_What the task requires_.
Say how many lines contain the word "seaborn" and give no other text.

_Material provided_.
┄┄┄┄┄┄
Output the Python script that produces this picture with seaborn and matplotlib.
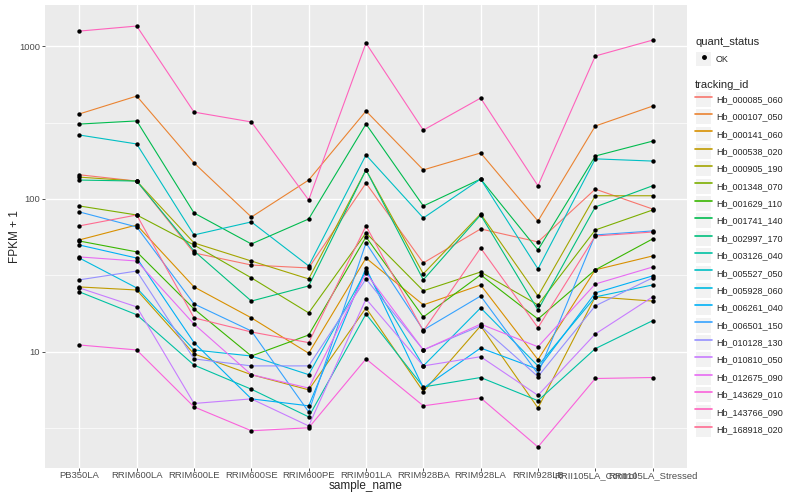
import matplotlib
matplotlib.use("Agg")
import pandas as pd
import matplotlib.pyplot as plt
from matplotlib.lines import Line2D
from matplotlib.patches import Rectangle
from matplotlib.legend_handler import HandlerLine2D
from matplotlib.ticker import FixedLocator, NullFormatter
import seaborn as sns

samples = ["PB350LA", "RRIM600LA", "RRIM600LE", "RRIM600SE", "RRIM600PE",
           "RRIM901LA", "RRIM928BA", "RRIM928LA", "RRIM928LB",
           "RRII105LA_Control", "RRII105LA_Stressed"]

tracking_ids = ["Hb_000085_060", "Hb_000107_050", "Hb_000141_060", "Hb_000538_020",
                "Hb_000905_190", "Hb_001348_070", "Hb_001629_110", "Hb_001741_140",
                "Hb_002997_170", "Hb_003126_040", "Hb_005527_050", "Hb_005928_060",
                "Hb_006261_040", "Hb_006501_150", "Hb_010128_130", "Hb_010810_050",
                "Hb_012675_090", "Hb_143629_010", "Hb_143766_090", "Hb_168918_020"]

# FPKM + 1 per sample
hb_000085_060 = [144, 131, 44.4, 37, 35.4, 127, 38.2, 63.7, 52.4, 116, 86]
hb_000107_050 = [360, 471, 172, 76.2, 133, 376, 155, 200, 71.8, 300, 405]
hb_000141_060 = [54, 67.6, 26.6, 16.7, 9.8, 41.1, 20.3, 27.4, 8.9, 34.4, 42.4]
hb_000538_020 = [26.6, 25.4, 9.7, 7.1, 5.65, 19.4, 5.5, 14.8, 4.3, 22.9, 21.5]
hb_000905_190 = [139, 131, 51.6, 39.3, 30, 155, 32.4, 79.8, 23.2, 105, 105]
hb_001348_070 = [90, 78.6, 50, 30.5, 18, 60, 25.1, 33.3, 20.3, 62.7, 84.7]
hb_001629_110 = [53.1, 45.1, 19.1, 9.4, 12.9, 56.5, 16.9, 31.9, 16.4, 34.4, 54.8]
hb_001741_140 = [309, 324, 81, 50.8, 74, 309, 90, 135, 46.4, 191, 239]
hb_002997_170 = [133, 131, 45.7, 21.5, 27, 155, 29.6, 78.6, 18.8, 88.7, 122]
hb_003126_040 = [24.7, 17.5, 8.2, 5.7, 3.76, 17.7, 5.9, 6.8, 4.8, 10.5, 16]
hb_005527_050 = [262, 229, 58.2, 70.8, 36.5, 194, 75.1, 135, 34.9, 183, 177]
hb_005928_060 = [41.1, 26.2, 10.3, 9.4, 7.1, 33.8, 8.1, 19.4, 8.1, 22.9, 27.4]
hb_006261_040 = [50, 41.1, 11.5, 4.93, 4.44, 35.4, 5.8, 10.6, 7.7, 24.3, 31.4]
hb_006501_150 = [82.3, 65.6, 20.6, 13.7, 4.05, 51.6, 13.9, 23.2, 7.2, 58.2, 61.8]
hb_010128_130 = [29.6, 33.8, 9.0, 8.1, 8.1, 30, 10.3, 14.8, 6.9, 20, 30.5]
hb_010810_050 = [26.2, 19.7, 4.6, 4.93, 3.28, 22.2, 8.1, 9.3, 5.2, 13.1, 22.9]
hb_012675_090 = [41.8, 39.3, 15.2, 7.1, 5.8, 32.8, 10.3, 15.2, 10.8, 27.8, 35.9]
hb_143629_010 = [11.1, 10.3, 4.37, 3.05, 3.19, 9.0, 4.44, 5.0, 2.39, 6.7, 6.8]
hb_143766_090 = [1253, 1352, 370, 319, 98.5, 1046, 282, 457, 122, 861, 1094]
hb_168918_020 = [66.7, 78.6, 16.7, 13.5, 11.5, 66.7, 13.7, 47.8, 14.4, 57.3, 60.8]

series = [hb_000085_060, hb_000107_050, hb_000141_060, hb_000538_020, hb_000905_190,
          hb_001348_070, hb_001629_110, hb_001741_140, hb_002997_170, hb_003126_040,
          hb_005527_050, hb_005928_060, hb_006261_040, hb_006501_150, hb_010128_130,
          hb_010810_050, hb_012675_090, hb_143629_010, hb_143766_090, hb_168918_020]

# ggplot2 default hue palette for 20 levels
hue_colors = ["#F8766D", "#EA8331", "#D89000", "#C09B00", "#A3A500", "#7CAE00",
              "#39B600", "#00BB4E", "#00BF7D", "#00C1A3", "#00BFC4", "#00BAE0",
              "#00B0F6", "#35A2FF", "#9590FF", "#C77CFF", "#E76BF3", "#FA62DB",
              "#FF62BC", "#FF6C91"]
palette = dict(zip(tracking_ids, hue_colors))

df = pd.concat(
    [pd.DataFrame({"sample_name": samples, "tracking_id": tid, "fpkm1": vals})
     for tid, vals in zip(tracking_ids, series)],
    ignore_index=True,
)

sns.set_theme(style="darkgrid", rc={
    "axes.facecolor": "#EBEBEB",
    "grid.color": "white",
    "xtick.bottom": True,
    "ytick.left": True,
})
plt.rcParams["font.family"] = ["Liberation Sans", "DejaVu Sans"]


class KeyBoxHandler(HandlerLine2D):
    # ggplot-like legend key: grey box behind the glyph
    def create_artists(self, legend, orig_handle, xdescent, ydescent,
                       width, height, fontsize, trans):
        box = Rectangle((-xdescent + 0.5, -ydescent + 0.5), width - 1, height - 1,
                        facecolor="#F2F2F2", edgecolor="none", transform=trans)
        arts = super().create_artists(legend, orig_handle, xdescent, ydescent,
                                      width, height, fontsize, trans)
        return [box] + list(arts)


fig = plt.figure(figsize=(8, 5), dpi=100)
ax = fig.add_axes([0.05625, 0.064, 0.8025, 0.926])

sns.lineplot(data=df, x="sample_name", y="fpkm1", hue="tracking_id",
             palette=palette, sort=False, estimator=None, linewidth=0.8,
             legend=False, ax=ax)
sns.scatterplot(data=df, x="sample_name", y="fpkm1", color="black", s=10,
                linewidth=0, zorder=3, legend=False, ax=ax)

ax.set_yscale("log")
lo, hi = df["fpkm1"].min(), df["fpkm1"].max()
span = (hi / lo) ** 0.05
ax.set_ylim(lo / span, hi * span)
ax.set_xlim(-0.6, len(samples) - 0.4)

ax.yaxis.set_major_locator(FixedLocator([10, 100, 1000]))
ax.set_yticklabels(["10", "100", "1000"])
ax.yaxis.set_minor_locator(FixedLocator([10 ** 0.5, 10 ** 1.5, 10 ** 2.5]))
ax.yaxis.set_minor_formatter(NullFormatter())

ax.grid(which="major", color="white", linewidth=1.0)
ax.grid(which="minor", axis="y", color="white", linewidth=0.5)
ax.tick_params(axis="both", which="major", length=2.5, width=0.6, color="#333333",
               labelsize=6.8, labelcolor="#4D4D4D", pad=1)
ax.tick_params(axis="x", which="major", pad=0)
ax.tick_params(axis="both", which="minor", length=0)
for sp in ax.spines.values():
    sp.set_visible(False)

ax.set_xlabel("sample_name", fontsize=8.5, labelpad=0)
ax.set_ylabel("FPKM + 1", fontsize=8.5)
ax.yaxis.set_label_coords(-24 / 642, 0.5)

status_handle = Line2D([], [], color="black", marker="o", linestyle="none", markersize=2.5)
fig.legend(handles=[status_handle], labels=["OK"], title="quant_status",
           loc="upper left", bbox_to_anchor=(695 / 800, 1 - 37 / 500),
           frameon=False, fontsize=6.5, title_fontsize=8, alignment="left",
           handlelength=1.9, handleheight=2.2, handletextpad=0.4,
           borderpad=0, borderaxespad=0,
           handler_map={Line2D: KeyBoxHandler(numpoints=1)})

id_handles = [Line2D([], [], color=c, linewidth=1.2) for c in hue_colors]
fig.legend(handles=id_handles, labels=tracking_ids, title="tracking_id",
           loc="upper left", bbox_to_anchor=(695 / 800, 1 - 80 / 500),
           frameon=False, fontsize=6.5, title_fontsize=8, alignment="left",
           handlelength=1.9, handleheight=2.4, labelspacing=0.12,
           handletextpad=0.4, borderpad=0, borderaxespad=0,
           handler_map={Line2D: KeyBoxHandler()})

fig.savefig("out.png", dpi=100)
┄┄┄┄┄┄
_Written response_.
2